Problem details ▸ Every line below is to be copied exactly, with the pictures left out.

Data section ▸
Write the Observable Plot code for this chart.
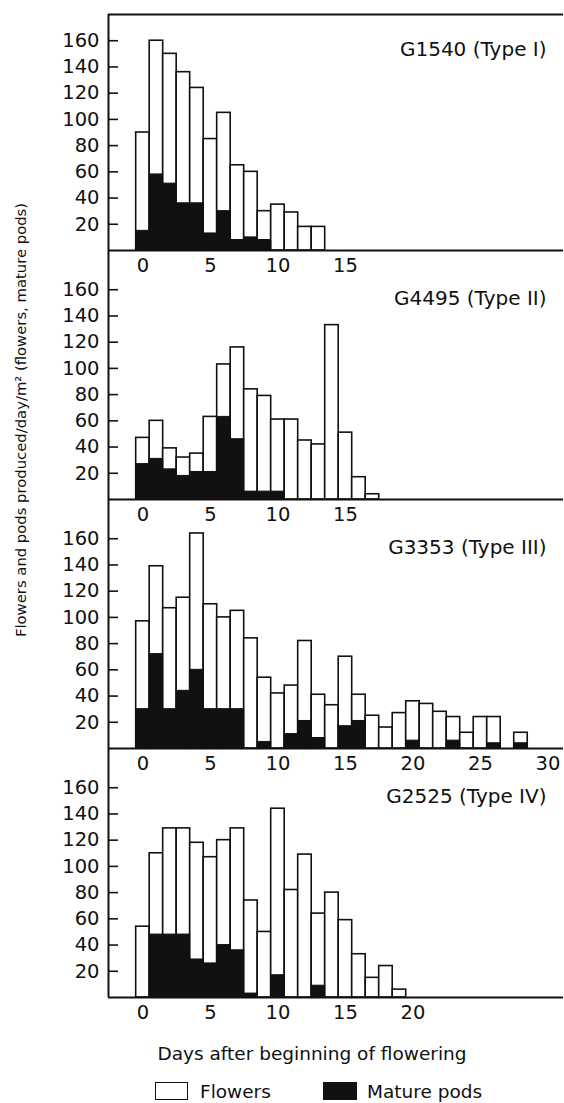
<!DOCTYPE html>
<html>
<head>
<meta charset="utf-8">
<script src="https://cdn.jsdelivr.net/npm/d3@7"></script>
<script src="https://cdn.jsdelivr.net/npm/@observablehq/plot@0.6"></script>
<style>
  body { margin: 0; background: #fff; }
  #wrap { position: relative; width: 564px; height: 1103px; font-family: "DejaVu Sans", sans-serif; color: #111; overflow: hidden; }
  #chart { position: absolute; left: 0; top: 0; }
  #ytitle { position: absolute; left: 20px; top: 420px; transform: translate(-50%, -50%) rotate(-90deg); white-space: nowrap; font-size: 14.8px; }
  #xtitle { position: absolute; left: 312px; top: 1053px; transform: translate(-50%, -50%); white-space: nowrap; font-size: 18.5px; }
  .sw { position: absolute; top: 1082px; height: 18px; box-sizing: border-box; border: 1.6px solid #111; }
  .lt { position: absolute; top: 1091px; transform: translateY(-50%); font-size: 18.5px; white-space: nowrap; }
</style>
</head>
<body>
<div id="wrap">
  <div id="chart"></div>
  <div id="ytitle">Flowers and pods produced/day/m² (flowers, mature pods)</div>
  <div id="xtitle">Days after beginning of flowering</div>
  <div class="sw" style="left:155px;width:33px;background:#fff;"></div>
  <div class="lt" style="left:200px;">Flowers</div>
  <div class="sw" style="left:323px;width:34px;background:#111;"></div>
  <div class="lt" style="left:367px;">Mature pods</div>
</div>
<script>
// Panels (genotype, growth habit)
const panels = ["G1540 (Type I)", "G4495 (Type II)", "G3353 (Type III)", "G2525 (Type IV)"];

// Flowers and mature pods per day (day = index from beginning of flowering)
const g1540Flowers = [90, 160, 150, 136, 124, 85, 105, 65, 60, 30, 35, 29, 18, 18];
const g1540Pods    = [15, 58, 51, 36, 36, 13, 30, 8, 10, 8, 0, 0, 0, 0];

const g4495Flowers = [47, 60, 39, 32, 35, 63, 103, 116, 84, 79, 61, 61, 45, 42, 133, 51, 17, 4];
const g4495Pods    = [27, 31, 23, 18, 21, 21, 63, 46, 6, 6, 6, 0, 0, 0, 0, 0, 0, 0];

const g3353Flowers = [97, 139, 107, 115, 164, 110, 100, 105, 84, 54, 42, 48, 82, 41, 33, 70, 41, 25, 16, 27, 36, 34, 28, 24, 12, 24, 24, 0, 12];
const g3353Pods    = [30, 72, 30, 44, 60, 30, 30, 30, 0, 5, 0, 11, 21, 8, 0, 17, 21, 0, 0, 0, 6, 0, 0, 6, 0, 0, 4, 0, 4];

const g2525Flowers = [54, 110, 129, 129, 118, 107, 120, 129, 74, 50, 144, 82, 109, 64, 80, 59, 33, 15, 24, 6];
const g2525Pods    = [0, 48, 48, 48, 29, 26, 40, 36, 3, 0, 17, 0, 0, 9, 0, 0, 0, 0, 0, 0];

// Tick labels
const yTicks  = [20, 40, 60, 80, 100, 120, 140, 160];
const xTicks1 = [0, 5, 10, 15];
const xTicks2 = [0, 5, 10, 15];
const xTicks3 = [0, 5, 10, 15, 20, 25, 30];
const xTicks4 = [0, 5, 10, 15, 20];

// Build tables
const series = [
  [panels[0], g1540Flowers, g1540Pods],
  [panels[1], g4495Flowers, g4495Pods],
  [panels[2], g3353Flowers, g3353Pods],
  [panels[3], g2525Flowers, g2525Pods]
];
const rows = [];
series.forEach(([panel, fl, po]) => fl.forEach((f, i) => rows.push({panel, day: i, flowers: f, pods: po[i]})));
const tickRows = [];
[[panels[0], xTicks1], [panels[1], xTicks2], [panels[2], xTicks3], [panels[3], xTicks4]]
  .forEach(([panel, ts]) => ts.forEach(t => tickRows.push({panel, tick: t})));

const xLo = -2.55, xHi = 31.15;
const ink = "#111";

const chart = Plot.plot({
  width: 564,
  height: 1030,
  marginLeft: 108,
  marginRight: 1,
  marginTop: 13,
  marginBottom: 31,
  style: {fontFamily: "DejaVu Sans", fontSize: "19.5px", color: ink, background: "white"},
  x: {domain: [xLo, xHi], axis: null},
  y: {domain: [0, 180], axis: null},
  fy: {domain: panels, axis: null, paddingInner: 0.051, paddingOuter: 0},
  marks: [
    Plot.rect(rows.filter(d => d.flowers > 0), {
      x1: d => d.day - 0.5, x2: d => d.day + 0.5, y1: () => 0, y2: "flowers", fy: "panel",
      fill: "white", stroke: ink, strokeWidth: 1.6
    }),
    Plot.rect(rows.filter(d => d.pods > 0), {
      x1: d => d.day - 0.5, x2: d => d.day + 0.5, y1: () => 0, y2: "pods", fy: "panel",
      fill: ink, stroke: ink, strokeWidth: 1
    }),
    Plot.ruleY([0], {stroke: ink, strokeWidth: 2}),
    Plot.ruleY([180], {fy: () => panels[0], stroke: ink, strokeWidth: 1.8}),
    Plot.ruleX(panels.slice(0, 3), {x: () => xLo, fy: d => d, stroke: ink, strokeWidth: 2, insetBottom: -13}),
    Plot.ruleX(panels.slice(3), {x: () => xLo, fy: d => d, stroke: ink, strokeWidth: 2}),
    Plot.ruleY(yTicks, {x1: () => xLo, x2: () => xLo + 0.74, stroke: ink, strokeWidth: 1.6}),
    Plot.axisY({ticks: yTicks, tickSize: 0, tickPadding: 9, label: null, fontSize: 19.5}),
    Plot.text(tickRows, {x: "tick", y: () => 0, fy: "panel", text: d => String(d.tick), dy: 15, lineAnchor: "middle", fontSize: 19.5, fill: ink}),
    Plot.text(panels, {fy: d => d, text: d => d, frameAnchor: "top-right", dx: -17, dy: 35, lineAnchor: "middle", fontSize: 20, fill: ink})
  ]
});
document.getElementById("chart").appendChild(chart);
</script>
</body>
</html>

Answer for the task ▸
Write the Observable Plot code for this chart.
<!DOCTYPE html>
<html>
<head>
<meta charset="utf-8">
<script src="https://cdn.jsdelivr.net/npm/d3@7"></script>
<script src="https://cdn.jsdelivr.net/npm/@observablehq/plot@0.6"></script>
<style>
  body { margin: 0; background: #fff; }
  #wrap { position: relative; width: 564px; height: 1103px; font-family: "DejaVu Sans", sans-serif; color: #111; overflow: hidden; }
  #chart { position: absolute; left: 0; top: 0; }
  #ytitle { position: absolute; left: 20px; top: 420px; transform: translate(-50%, -50%) rotate(-90deg); white-space: nowrap; font-size: 14.8px; }
  #xtitle { position: absolute; left: 312px; top: 1053px; transform: translate(-50%, -50%); white-space: nowrap; font-size: 18.5px; }
  .sw { position: absolute; top: 1082px; height: 18px; box-sizing: border-box; border: 1.6px solid #111; }
  .lt { position: absolute; top: 1091px; transform: translateY(-50%); font-size: 18.5px; white-space: nowrap; }
</style>
</head>
<body>
<div id="wrap">
  <div id="chart"></div>
  <div id="ytitle">Flowers and pods produced/day/m² (flowers, mature pods)</div>
  <div id="xtitle">Days after beginning of flowering</div>
  <div class="sw" style="left:155px;width:33px;background:#fff;"></div>
  <div class="lt" style="left:200px;">Flowers</div>
  <div class="sw" style="left:323px;width:34px;background:#111;"></div>
  <div class="lt" style="left:367px;">Mature pods</div>
</div>
<script>
// Panels (genotype, growth habit)
const panels = ["G1540 (Type I)", "G4495 (Type II)", "G3353 (Type III)", "G2525 (Type IV)"];

// Flowers and mature pods per day (day = index from beginning of flowering)
const g1540Flowers = [90, 160, 150, 136, 124, 85, 105, 65, 60, 30, 35, 29, 18, 18];
const g1540Pods    = [15, 58, 51, 36, 36, 13, 30, 8, 10, 8, 0, 0, 0, 0];

const g4495Flowers = [47, 60, 39, 32, 35, 63, 103, 116, 84, 79, 61, 61, 45, 42, 133, 51, 17, 4];
const g4495Pods    = [27, 31, 23, 18, 21, 21, 63, 46, 6, 6, 6, 0, 0, 0, 0, 0, 0, 0];

const g3353Flowers = [97, 139, 107, 115, 164, 110, 100, 105, 84, 54, 42, 48, 82, 41, 33, 70, 41, 25, 16, 27, 36, 34, 28, 24, 12, 24, 24, 0, 12];
const g3353Pods    = [30, 72, 30, 44, 60, 30, 30, 30, 0, 5, 0, 11, 21, 8, 0, 17, 21, 0, 0, 0, 6, 0, 0, 6, 0, 0, 4, 0, 4];

const g2525Flowers = [54, 110, 129, 129, 118, 107, 120, 129, 74, 50, 144, 82, 109, 64, 80, 59, 33, 15, 24, 6];
const g2525Pods    = [0, 48, 48, 48, 29, 26, 40, 36, 3, 0, 17, 0, 0, 9, 0, 0, 0, 0, 0, 0];

// Tick labels
const yTicks  = [20, 40, 60, 80, 100, 120, 140, 160];
const xTicks1 = [0, 5, 10, 15];
const xTicks2 = [0, 5, 10, 15];
const xTicks3 = [0, 5, 10, 15, 20, 25, 30];
const xTicks4 = [0, 5, 10, 15, 20];

// Build tables
const series = [
  [panels[0], g1540Flowers, g1540Pods],
  [panels[1], g4495Flowers, g4495Pods],
  [panels[2], g3353Flowers, g3353Pods],
  [panels[3], g2525Flowers, g2525Pods]
];
const rows = [];
series.forEach(([panel, fl, po]) => fl.forEach((f, i) => rows.push({panel, day: i, flowers: f, pods: po[i]})));
const tickRows = [];
[[panels[0], xTicks1], [panels[1], xTicks2], [panels[2], xTicks3], [panels[3], xTicks4]]
  .forEach(([panel, ts]) => ts.forEach(t => tickRows.push({panel, tick: t})));

const xLo = -2.55, xHi = 31.15;
const ink = "#111";

const chart = Plot.plot({
  width: 564,
  height: 1030,
  marginLeft: 108,
  marginRight: 1,
  marginTop: 13,
  marginBottom: 31,
  style: {fontFamily: "DejaVu Sans", fontSize: "19.5px", color: ink, background: "white"},
  x: {domain: [xLo, xHi], axis: null},
  y: {domain: [0, 180], axis: null},
  fy: {domain: panels, axis: null, paddingInner: 0.051, paddingOuter: 0},
  marks: [
    Plot.rect(rows.filter(d => d.flowers > 0), {
      x1: d => d.day - 0.5, x2: d => d.day + 0.5, y1: () => 0, y2: "flowers", fy: "panel",
      fill: "white", stroke: ink, strokeWidth: 1.6
    }),
    Plot.rect(rows.filter(d => d.pods > 0), {
      x1: d => d.day - 0.5, x2: d => d.day + 0.5, y1: () => 0, y2: "pods", fy: "panel",
      fill: ink, stroke: ink, strokeWidth: 1
    }),
    Plot.ruleY([0], {stroke: ink, strokeWidth: 2}),
    Plot.ruleY([180], {fy: () => panels[0], stroke: ink, strokeWidth: 1.8}),
    Plot.ruleX(panels.slice(0, 3), {x: () => xLo, fy: d => d, stroke: ink, strokeWidth: 2, insetBottom: -13}),
    Plot.ruleX(panels.slice(3), {x: () => xLo, fy: d => d, stroke: ink, strokeWidth: 2}),
    Plot.ruleY(yTicks, {x1: () => xLo, x2: () => xLo + 0.74, stroke: ink, strokeWidth: 1.6}),
    Plot.axisY({ticks: yTicks, tickSize: 0, tickPadding: 9, label: null, fontSize: 19.5}),
    Plot.text(tickRows, {x: "tick", y: () => 0, fy: "panel", text: d => String(d.tick), dy: 15, lineAnchor: "middle", fontSize: 19.5, fill: ink}),
    Plot.text(panels, {fy: d => d, text: d => d, frameAnchor: "top-right", dx: -17, dy: 35, lineAnchor: "middle", fontSize: 20, fill: ink})
  ]
});
document.getElementById("chart").appendChild(chart);
</script>
</body>
</html>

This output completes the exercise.